The NSDE: Staying on Course in a Digital World
Since 2015, the Ministry of Education, Culture and Science (OCW) has pursued a national policy to make cultural heritage digitally accessible.
That policy is laid down in the National Strategy for Digital Heritage (NSDE) — a kind of compass that is recalibrated every three years.
It ensures that the Netherlands as a whole stays on course while technology and expectations evolve rapidly.
The NDE: The Network That Makes It Possible
Implementation of that strategy lies with the Dutch Digital Heritage Network (NDE).
That network is not a single organisation but a living ecosystem of people and institutions: museums, archives, libraries, support organisations, software developers, educators, and heritage communities — spread across the entire Kingdom.
Together they give the NSDE practical form. Within the NDE, knowledge is shared, standards are developed, and collaborations emerge that make heritage sustainably visible and usable for everyone.
The DERA: The Blueprint of Digital Heritage
To make all these initiatives work together, there is the Digital Heritage Reference Architecture (DERA).
You can think of it as the blueprint of the digital heritage landscape.
The DERA describes how systems, standards, and people are connected — based on the Dutch Government Reference Architecture (NORA), but tailored to the specific needs of heritage data.

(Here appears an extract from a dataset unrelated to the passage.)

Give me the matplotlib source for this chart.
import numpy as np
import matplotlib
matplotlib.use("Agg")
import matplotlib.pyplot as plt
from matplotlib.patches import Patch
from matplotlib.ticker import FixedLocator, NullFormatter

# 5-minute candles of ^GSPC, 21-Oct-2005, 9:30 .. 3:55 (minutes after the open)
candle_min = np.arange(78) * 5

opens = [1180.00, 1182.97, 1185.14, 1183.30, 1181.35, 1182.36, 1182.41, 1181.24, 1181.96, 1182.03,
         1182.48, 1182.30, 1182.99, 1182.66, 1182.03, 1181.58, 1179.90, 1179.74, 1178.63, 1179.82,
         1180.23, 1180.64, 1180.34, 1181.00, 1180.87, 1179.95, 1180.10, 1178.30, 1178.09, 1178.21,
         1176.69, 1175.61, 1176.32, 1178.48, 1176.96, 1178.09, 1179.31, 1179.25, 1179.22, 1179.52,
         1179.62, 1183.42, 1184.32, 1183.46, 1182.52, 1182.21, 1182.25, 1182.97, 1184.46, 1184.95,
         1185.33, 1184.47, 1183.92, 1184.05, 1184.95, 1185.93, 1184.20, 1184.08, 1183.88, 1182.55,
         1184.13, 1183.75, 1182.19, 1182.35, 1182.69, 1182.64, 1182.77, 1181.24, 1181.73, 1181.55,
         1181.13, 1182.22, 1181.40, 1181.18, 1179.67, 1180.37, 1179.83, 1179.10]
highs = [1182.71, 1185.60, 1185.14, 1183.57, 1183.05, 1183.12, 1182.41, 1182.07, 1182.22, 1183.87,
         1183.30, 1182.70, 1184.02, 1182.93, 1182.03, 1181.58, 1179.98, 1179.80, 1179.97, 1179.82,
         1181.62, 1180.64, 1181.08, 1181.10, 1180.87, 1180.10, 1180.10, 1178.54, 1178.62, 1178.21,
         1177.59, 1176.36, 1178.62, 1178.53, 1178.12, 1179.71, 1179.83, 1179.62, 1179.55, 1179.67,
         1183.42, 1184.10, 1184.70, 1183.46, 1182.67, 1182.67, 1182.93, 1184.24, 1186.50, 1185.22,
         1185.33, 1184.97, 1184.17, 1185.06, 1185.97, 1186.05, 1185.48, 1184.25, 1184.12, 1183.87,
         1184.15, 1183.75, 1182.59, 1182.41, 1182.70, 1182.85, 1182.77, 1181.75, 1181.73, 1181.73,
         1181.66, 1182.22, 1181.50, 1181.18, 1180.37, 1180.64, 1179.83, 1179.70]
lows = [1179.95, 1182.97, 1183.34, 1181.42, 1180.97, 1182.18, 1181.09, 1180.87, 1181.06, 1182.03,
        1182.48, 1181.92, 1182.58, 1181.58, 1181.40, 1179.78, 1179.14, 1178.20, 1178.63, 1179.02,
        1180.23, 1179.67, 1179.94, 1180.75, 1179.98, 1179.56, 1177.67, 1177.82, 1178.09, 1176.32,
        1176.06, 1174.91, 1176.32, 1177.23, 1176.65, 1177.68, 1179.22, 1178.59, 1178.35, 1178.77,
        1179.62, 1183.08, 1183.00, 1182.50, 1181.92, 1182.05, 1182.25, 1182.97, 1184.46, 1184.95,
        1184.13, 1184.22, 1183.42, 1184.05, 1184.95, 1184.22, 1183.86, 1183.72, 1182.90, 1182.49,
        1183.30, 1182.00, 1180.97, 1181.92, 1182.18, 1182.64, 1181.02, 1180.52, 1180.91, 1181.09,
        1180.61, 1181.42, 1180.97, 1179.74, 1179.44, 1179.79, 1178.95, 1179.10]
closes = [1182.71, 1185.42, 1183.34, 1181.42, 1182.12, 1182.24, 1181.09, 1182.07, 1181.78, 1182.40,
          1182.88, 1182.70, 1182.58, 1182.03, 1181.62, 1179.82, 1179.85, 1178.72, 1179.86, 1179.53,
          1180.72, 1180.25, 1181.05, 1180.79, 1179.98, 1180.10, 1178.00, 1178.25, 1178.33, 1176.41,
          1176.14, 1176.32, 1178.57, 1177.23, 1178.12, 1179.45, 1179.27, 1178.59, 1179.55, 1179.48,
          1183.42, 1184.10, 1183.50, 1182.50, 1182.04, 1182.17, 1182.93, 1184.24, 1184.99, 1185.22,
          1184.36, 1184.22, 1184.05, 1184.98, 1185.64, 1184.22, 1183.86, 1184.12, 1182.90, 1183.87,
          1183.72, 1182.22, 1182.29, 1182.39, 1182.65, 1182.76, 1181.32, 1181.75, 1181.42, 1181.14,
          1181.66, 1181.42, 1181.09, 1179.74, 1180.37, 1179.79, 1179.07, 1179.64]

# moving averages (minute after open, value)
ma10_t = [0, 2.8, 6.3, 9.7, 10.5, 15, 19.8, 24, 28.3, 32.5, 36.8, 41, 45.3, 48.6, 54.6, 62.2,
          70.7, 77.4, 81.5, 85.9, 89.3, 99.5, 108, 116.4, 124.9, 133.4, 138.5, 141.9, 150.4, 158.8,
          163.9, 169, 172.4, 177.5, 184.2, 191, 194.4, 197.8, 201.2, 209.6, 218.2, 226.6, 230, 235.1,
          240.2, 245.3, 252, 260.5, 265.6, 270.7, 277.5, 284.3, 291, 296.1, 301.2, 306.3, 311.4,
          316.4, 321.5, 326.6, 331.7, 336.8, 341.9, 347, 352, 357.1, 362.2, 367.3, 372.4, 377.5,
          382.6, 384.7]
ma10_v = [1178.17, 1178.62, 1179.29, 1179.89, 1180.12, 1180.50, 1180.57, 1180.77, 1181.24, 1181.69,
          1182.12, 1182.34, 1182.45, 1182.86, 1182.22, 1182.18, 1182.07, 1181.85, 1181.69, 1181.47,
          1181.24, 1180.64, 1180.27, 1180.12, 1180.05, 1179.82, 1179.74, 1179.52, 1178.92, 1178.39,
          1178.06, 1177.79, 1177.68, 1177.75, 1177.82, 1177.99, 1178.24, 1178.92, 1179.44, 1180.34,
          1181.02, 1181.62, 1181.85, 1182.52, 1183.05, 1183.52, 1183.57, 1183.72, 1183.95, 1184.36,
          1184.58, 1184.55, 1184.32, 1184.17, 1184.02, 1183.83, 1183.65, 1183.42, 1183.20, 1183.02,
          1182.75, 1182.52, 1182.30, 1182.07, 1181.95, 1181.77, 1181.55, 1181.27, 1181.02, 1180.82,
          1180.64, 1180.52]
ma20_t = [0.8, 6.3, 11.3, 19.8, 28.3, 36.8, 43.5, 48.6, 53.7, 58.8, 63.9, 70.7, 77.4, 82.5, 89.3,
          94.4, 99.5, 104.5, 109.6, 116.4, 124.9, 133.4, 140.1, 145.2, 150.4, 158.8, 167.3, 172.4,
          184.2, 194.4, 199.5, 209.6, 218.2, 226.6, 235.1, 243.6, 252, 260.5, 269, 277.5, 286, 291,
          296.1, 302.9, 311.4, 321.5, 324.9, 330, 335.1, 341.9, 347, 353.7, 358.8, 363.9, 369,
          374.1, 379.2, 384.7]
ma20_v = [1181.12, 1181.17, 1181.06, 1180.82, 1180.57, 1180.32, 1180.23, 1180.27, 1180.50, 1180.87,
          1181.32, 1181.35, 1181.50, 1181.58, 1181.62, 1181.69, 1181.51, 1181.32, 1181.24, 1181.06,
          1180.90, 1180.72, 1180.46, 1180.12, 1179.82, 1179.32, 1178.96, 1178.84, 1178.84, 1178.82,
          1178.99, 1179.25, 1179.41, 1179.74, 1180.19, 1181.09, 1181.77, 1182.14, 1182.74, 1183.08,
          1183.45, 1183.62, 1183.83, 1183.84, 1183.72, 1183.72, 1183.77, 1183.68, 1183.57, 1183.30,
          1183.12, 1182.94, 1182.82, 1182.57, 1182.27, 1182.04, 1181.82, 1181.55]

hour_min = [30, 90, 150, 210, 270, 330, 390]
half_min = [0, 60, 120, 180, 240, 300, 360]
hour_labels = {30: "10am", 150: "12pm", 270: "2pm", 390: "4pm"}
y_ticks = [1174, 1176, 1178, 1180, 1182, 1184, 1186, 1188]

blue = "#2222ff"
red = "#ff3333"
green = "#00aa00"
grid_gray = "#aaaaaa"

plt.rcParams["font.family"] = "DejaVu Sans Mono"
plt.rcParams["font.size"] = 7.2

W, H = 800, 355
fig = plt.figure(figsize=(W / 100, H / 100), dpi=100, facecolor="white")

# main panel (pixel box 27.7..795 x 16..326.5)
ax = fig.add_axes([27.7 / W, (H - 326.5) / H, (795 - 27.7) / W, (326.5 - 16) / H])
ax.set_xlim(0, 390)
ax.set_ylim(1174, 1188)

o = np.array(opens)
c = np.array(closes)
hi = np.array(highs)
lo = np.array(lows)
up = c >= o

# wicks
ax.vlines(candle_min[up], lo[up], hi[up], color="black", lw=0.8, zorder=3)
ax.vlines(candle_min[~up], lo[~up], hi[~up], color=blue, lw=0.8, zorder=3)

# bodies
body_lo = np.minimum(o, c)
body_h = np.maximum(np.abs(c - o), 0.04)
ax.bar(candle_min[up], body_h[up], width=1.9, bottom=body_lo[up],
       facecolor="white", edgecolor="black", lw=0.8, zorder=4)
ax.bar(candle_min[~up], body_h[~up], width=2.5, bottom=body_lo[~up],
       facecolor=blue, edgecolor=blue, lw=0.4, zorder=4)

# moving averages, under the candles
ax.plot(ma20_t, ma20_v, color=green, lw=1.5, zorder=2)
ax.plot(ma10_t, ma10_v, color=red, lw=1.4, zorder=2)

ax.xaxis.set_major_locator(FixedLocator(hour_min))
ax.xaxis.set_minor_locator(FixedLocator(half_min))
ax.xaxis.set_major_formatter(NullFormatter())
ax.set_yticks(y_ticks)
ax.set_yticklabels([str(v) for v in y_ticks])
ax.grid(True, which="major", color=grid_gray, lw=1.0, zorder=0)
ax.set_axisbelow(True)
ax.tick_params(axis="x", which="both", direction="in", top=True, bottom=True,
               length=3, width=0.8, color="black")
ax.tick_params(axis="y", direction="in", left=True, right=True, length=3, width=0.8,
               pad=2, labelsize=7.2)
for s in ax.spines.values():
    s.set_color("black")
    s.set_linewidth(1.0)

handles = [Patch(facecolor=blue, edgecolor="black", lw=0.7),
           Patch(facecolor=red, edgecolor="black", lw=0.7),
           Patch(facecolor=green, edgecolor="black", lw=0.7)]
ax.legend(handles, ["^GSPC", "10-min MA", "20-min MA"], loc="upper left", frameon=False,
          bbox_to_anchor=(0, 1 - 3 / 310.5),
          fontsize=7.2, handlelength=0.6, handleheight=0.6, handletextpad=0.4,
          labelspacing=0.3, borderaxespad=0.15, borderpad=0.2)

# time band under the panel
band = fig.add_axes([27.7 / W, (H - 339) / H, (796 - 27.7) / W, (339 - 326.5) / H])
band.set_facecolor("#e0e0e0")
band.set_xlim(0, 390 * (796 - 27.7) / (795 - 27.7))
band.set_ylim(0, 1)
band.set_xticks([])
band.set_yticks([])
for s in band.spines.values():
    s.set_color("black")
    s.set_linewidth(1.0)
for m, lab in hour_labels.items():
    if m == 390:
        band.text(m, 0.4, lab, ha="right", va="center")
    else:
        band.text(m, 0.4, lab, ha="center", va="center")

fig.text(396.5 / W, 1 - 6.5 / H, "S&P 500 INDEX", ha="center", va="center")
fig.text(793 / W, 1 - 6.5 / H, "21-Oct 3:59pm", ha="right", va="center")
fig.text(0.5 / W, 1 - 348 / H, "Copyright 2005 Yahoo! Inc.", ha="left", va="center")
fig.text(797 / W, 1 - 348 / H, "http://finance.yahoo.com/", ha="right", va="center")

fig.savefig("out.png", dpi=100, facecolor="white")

DERA provides direction for technical choices and clarifies how institutions can connect to the broader network.
This creates a coherent digital heritage system in which data is not only preserved but also meaningfully shared.
The Netherlands as a Guiding Country
Internationally, there is great interest in this Dutch model.
Within Europe, the Netherlands is seen as a guiding country for digital heritage infrastructures — not because we have the largest datasets, but because we prioritise open standards and collaboration.
The choices made within the NDE and DERA are always based on principles of transparency, reusability, and openness — values that are increasingly important worldwide.
A Living Network, Not a Blueprint
The strength of Dutch digital heritage policy lies in the network itself.
NDE, NSDE, and DERA are not documents sitting in a drawer, but living agreements between people who give heritage a digital future.
In the coming years, this network will continue to grow — both within the Netherlands and across Europe.
Because while our heritage may be national, the way we make it digitally accessible is, by its very nature, a matter of international cooperation.